Isherwood (l.) and Bachardy (r.) during a portrait sitting in Bachardy’s studio in California. Photo: Wayne Shimabukuro, “Don Bachardy & Christopher Isherwood”, © wayneshimabukuro.com

You once edited a collection of love letters between Isherwood and Bachardy. Will they make an appearance in the exhibition?

The letters will feature in the exhibition as an audio podcast read by Simon Callow and Alan Cummings. The podcast includes the story behind Hockney’s famous double portrait Christopher Isherwood and Don Bachardy (1968) and brings to light some of the challenges the relationship endured. One of the things from these letters that seems shocking until people get more comfortable and familiar with Chris and Don is that they had other lovers… all the time.

“By 1976 you could portray two openly gay men relaxing together in their living room without much concern. In 1968 it was a big deal to show them as a couple at all!”
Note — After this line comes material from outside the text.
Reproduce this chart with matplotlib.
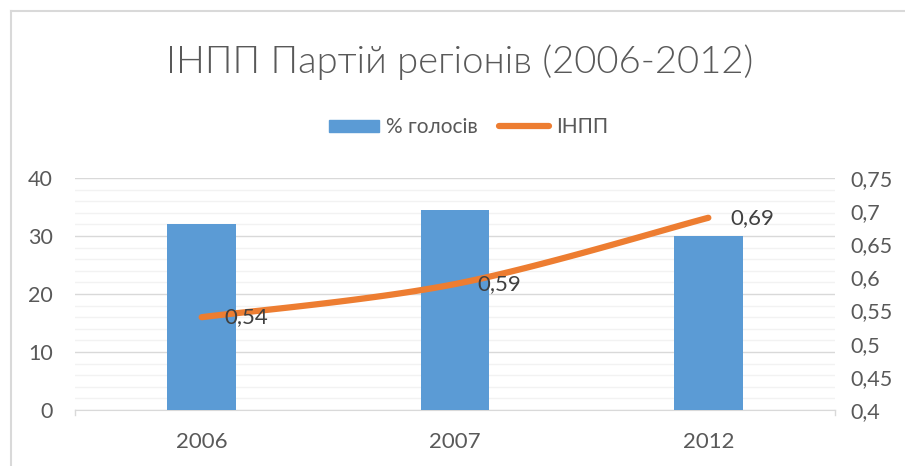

How did David Hockney meet the two?

When Hockney moved to Los Angeles in 1964, he was looking forward to meeting Isherwood.  He gradually became fascinated by the couple’s relationship. In the spring of 1968, around the time that Hockney started on his painting, he offered the two his flat in London. Only Bachardy went. When he got there, Bachardy fell hard for Anthony Page, a successful theatre director just a little younger than he. Meanwhile Isherwood was sitting in Hollywood wondering what was going on, and Hockney was working on the painting with only Isherwood present. Hockney sensed what Isherwood was thinking—you can see it in the painting in the way Isherwood is shown turned sideways looking at Bachardy. In the exhibition we are showing a later work which reprises the theme, Hockney’s 1976 lithograph of Isherwood and Bachardy. The two are switched in position and pose. The conflicts have calmed down and they’re sitting in bathrobes. The whole attitude is less serious, almost jokey. By 1976 you could portray two openly gay men relaxing together in their living room without much concern. In 1968 it was a big deal to show them as a couple at all!
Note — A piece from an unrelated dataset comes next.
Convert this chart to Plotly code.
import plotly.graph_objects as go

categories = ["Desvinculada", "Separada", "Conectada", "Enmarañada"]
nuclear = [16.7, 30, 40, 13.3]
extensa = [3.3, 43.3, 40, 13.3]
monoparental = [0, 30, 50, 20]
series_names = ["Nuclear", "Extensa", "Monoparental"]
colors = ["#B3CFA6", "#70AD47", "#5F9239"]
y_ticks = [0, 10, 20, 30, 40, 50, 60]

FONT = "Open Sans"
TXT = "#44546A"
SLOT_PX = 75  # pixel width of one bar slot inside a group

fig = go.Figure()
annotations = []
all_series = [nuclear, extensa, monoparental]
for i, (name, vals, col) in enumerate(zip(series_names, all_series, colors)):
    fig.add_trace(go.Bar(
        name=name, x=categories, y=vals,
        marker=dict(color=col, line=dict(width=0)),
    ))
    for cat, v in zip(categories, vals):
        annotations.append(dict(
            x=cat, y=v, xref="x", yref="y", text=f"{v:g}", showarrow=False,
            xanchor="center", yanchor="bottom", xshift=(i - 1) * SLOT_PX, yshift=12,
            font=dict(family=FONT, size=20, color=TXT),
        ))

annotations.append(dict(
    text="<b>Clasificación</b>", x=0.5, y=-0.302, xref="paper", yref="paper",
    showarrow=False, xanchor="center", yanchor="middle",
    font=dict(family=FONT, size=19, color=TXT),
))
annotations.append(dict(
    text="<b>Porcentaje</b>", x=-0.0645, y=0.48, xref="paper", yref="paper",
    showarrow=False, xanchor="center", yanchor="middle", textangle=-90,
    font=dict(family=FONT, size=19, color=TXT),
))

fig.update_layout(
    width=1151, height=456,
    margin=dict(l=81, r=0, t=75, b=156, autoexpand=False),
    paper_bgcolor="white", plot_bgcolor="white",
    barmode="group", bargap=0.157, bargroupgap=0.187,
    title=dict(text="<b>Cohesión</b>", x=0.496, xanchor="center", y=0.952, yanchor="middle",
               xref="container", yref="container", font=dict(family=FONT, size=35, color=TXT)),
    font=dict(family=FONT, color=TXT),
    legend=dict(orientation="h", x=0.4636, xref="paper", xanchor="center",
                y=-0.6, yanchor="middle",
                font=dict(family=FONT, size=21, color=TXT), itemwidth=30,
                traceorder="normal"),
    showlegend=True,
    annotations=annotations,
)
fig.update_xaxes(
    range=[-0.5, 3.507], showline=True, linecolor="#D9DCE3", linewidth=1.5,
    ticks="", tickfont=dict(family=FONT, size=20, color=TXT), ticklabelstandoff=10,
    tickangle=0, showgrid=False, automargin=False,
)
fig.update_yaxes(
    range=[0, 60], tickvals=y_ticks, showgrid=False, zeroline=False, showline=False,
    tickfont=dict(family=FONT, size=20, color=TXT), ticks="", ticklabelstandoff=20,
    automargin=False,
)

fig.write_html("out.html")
Why are Bachardy and Isherwood, their lives and work, relevant to those outside the gay white male community; to women and the broader, more diverse LGBTQI* community of today?

I think anyone who is a great artist can be appreciated by anyone. It’s not just about being gay. Isherwood always saw his writing as something for mainstream audiences and he certainly wasn’t writing his early Berlin stories just for the gay community. He thought constantly about literary strategies for introducing gay characters without scaring away his audience, and it’s something he wrestled with and developed throughout his career.

What about Don Bachardy?

Bachardy connects with his subject in the moment. When he finishes a portrait, he always has his subject sign and date the finished piece because for him the portrait sitting itself is a historical event, a moment of collaboration between him and the sitter. So in Bachardy’s Mariposa portraits, the series of portraits of pioneering American lesbian and gay activists, not only do we get an intimate view of this moment of the portrait’s creation, but also of the moment in American history when what we know today as the LGBTQI* movement was really taking off. You can see that Bruce Voeller, the scientist who commissioned the series, was a great beauty, and your heart stops when you see him, because he died of AIDS.
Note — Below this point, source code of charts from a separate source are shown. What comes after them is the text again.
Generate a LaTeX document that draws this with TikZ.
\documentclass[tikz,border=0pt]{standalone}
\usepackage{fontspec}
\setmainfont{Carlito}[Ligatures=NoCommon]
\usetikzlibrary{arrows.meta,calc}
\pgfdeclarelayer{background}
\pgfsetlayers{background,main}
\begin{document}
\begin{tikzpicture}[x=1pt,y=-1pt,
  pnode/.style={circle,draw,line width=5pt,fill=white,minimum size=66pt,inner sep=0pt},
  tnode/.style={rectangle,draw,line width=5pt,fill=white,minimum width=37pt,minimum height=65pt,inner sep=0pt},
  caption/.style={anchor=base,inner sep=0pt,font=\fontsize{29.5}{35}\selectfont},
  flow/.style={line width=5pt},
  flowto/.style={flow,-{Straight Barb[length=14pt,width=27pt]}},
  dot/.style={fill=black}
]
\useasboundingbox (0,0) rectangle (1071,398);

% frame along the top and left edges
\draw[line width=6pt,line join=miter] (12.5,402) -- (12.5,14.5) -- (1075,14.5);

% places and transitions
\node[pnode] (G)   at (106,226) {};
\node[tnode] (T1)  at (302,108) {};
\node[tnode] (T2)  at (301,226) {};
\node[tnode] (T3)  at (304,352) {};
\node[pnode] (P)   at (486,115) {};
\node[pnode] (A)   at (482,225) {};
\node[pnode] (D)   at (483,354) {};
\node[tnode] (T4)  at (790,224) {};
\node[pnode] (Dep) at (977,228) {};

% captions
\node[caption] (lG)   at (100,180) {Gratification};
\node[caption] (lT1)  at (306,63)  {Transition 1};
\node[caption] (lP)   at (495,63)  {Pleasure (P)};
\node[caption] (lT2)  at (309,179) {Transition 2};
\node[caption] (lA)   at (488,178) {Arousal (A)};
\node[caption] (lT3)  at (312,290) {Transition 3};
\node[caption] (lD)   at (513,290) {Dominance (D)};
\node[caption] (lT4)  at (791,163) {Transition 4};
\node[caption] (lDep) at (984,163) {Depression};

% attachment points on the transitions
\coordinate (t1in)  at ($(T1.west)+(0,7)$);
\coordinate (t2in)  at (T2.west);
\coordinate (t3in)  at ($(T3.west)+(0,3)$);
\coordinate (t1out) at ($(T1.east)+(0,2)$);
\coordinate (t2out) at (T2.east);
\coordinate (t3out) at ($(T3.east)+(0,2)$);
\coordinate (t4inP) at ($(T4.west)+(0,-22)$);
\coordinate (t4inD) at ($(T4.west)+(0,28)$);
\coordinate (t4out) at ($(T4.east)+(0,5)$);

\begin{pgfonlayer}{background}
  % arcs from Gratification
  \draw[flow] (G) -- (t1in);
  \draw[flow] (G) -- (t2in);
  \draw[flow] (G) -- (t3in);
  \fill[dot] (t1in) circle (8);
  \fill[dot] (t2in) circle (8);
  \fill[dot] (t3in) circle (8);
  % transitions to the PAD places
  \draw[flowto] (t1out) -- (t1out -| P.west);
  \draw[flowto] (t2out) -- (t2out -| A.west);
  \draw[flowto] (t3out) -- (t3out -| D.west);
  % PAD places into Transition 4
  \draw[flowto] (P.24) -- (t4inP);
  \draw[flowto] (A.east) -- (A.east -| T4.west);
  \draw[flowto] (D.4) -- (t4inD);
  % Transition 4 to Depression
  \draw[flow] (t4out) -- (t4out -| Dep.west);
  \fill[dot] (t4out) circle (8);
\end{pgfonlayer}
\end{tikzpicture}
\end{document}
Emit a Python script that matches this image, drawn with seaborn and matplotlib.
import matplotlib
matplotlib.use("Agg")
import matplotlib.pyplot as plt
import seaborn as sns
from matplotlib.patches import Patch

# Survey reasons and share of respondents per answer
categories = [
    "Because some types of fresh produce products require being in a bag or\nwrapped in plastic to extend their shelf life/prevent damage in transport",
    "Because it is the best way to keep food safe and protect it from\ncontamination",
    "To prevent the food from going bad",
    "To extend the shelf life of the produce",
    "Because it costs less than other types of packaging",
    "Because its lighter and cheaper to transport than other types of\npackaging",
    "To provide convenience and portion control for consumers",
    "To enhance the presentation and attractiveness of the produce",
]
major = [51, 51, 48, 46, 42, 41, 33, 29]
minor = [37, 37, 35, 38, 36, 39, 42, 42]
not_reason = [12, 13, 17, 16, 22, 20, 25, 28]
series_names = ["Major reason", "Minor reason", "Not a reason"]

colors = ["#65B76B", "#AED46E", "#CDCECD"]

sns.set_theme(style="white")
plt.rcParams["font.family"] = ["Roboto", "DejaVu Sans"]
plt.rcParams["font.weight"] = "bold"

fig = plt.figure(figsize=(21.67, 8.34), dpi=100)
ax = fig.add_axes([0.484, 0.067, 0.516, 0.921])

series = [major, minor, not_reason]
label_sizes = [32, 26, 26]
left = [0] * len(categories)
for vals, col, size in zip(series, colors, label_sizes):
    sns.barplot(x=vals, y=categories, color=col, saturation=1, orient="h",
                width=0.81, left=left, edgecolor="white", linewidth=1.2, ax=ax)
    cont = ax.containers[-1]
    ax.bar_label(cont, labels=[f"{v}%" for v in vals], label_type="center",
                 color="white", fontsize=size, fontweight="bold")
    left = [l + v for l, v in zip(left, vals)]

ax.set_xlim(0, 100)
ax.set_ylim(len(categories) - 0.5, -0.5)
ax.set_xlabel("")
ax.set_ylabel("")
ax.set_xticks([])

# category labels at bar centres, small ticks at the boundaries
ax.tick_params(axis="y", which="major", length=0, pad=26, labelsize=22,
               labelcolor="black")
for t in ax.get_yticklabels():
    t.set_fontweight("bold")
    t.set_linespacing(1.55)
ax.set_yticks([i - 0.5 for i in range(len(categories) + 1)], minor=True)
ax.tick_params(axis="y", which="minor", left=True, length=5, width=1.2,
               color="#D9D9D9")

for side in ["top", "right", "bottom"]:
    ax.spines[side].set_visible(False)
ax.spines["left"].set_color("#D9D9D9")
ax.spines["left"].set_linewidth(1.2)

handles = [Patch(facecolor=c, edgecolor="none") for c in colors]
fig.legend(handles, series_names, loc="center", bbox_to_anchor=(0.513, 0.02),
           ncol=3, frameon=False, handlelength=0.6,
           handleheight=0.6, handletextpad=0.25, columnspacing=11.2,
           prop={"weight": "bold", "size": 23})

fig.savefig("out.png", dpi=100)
Could we think of this exhibition as a bit of a homecoming moment for Isherwood via his life and work?

He was always commemorating Berlin in his life and work and because of this, I think Isherwood is largely responsible for the cultural vision of Berlin that we have today. Isherwood returned to Berlin in 1952 and saw the city post-WWII, the Tiergarten stripped of trees and the jagged steeple of the Memorial Church.  It was a moment when he realized the times he had lived and written about were over. But he noticed that a certain unique spirit survived, and for him it was in the German language and in the storytelling powers of Berliners.